The euro traded as high as $1.1284 today, up from $1.1179 late Wednesday. In late trading this afternoon, the euro was quoted at $1.1232, putting it within 5 cents of its initial value of $1.17 when it was introduced in January 1999 as the single currency for 12 of the 15 members of the European Union. Since then, it has consistently traded below that level, dropping as low as 82.3 cents in October 2000.
But since last year, the euro rebounded, sending the dollar sharply lower. This week alone, the dollar has dropped about 2.5 percent.
The United States requires about $1.5 billion a day in new capital from overseas just to keep the dollar from falling because of a huge imbalance between American imports and exports of goods and services. Yet the net inflow of foreign money invested in American securities fell to roughly half that level in February, the lowest rate in a year, according to the United States Treasury.
"Foreigners appear to be questioning the relative attractiveness of U.S. assets," said Rebecca McCaughrin, an economist at Morgan Stanley.
Analysts say there are several reasons why global investors, who poured money into the United States during the market bubble years, are getting nervous.
After a series of scandals over corporate accounting and brokerage firms' practices, trust in American financial markets remains shaky, some analysts say.
American interest rates, pushed aggressively lower by the Federal Reserve in an effort to stimulate economic growth, are far below European levels, reducing the appeal of United States bonds. Foreigners in February sold a net $5 billion of Treasury securities and $8.6 billion in securities issued by United States government agencies.
Analysts say central banks around the world are also starting to shift a greater portion of their reserves into euros and out of dollars. And the American economy, while likely to outperform the European single currency zone this year, may not do so by a great enough margin to offset other negatives.
Given those ankle weights, the United States current account deficit of nearly $600 billion now looks to many investors like a heavy burden.
"The argument that the dollar should be strong because U.S. policymakers are more flexible and growth-oriented than their European or Japanese counterparts does not make sense," said Alex Patelis, currency strategist at Merrill Lynch. "It is not a matter of growth."
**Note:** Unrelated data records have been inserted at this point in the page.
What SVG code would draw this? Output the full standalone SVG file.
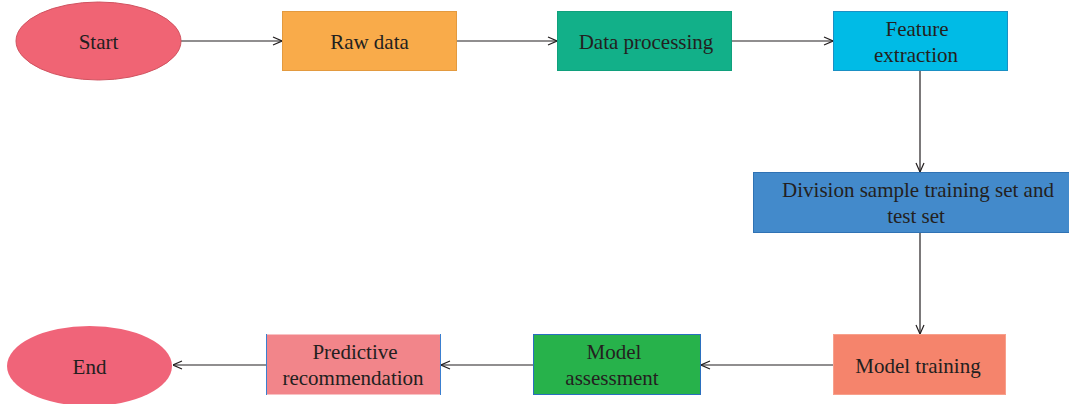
<svg xmlns="http://www.w3.org/2000/svg" width="1069" height="404" viewBox="0 0 1069 404">
  <style>
    .lbl { font-family: "Liberation Serif", "DejaVu Serif", serif; font-size: 21px; fill: #231f20; text-anchor: middle; }
    .edge { stroke: #231f20; stroke-width: 1.2; fill: none; marker-end: url(#arrow); }
  </style>
  <defs>
    <marker id="arrow" viewBox="0 0 10 10" refX="10" refY="5" markerWidth="10" markerHeight="10" markerUnits="userSpaceOnUse" orient="auto">
      <path d="M1,1 L10,5 L1,9" fill="none" stroke="#231f20" stroke-width="1.2"/>
    </marker>
  </defs>
  <rect width="1069" height="404" fill="#ffffff"/>

  <g id="edges">
    <line class="edge" x1="181" y1="41" x2="282" y2="41"/>
    <line class="edge" x1="457" y1="41" x2="557" y2="41"/>
    <line class="edge" x1="732" y1="41" x2="833" y2="41"/>
    <line class="edge" x1="920" y1="71" x2="920" y2="172"/>
    <line class="edge" x1="920" y1="233" x2="920" y2="334"/>
    <line class="edge" x1="833" y1="365" x2="701" y2="365"/>
    <line class="edge" x1="533" y1="365" x2="441" y2="365"/>
    <line class="edge" x1="266" y1="365" x2="173" y2="365"/>
  </g>

  <g id="start">
    <ellipse cx="98.5" cy="41" rx="82.5" ry="39" fill="#f06474" stroke="#d0525f" stroke-width="1"/>
    <text class="lbl" x="98.5" y="49">Start</text>
  </g>
  <g id="raw-data">
    <rect x="282.5" y="11.5" width="174" height="59" fill="#f9ab4a" stroke="#e39a3f" stroke-width="1"/>
    <text class="lbl" x="369.5" y="49">Raw data</text>
  </g>
  <g id="data-processing">
    <rect x="557.5" y="11.5" width="174" height="59" fill="#12b089" stroke="#10a07c" stroke-width="1"/>
    <text class="lbl" x="646" y="49">Data processing</text>
  </g>
  <g id="feature-extraction">
    <rect x="833.5" y="11.5" width="174" height="59" fill="#00bbe6" stroke="#1a90c4" stroke-width="1"/>
    <text class="lbl" x="917" y="36">Feature</text>
    <text class="lbl" x="916" y="62">extraction</text>
  </g>
  <g id="division">
    <rect x="753.5" y="172.5" width="316" height="60" fill="#438acb" stroke="#2f72b4" stroke-width="1"/>
    <text class="lbl" x="918" y="197">Division sample training set and</text>
    <text class="lbl" x="916" y="223">test set</text>
  </g>
  <g id="model-training">
    <rect x="833.5" y="334.5" width="172" height="60" fill="#f5846c" stroke="#f7a08c" stroke-width="1"/>
    <text class="lbl" x="918" y="373">Model training</text>
  </g>
  <g id="model-assessment">
    <rect x="533.5" y="334.5" width="167" height="60" fill="#27b24b" stroke="#2a6fbf" stroke-width="1"/>
    <text class="lbl" x="614" y="359">Model</text>
    <text class="lbl" x="612" y="385">assessment</text>
  </g>
  <g id="predictive-recommendation">
    <rect x="266.5" y="334.5" width="174" height="60" fill="#f2858a" stroke="none"/>
    <line x1="266.5" y1="334" x2="266.5" y2="395" stroke="#3a7fd0" stroke-width="1"/>
    <line x1="440.5" y1="334" x2="440.5" y2="395" stroke="#3a7fd0" stroke-width="1"/>
    <text class="lbl" x="355" y="359">Predictive</text>
    <text class="lbl" x="353" y="385">recommendation</text>
  </g>
  <g id="end">
    <ellipse cx="89.5" cy="366" rx="82.5" ry="40" fill="#f06479"/>
    <text class="lbl" x="89.5" y="374">End</text>
  </g>
</svg>
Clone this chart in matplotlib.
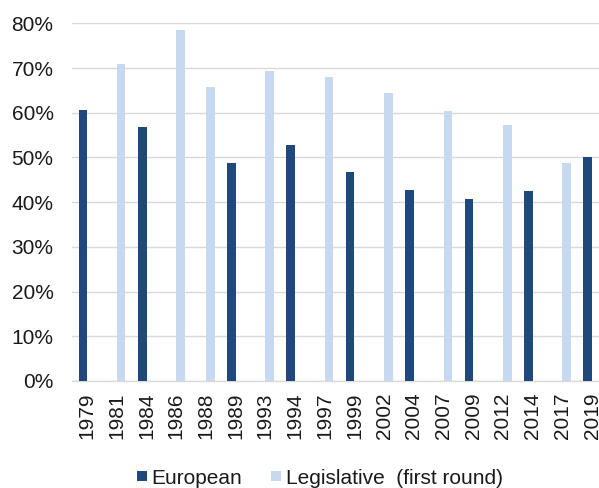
import numpy as np
import matplotlib.pyplot as plt
from matplotlib.ticker import PercentFormatter

years = ["1979", "1981", "1984", "1986", "1988", "1989", "1993", "1994", "1997",
         "1999", "2002", "2004", "2007", "2009", "2012", "2014", "2017", "2019"]
european = [60.71, np.nan, 56.72, np.nan, np.nan, 48.80, np.nan, 52.71, np.nan,
            46.76, np.nan, 42.76, np.nan, 40.63, np.nan, 42.43, np.nan, 50.12]
legislative = [np.nan, 70.86, np.nan, 78.50, 65.74, np.nan, 69.30, np.nan, 67.96,
               np.nan, 64.42, np.nan, 60.42, np.nan, 57.22, np.nan, 48.70, np.nan]

dark = "#1F497D"
light = "#C6D9F0"
grid = "#D9D9D9"

plt.rcParams['font.family'] = ['Liberation Sans', 'DejaVu Sans']

fig = plt.figure(figsize=(5.99, 4.88), dpi=100)
ax = fig.add_axes([72.3 / 599, 107 / 488, 534.6 / 599, 357.7 / 488])

x = np.arange(len(years))
w = 0.29
ax.bar(x - w / 2, european, width=w, color=dark, label="European", zorder=3)
ax.bar(x + w / 2, legislative, width=w, color=light,
       label="Legislative  (first round)", zorder=3)

ax.set_xlim(-0.5, len(years) - 0.5)
ax.set_ylim(0, 80)
ax.set_yticks(np.arange(0, 81, 10))
ax.yaxis.set_major_formatter(PercentFormatter(decimals=0))
ax.set_xticks(x)
ax.set_xticklabels(years, rotation=90)

ax.grid(axis="y", color=grid, linewidth=1.0, zorder=0)
ax.set_axisbelow(True)
for s in ["top", "right", "left"]:
    ax.spines[s].set_visible(False)
ax.spines["bottom"].set_color(grid)
ax.spines["bottom"].set_linewidth(1.0)

ax.tick_params(axis="y", length=0, pad=13.5, labelsize=15, labelcolor="#1a1a1a")
ax.tick_params(axis="x", length=0, pad=8.5, labelsize=15, labelcolor="#1a1a1a")

# legend at the bottom, small square handles
fig.legend(loc="center", bbox_to_anchor=(320 / 599, 10 / 488), ncol=2,
           frameon=False, fontsize=15, handlelength=0.48, handleheight=0.36,
           handletextpad=0.2, columnspacing=1.4, borderpad=0,
           labelcolor="#1a1a1a")

fig.savefig("out.png", dpi=100)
Even if, as other analysts maintain, economic performance is the fundamental factor driving the currency markets, the latest numbers do not make an attractive advertisement for the dollar. A report today showed that activity among American corporate purchasing managers was surprisingly feeble in April, culminating a week of data suggesting that economic growth in the United States may not be much above the 1 percent expected in the euro zone this year.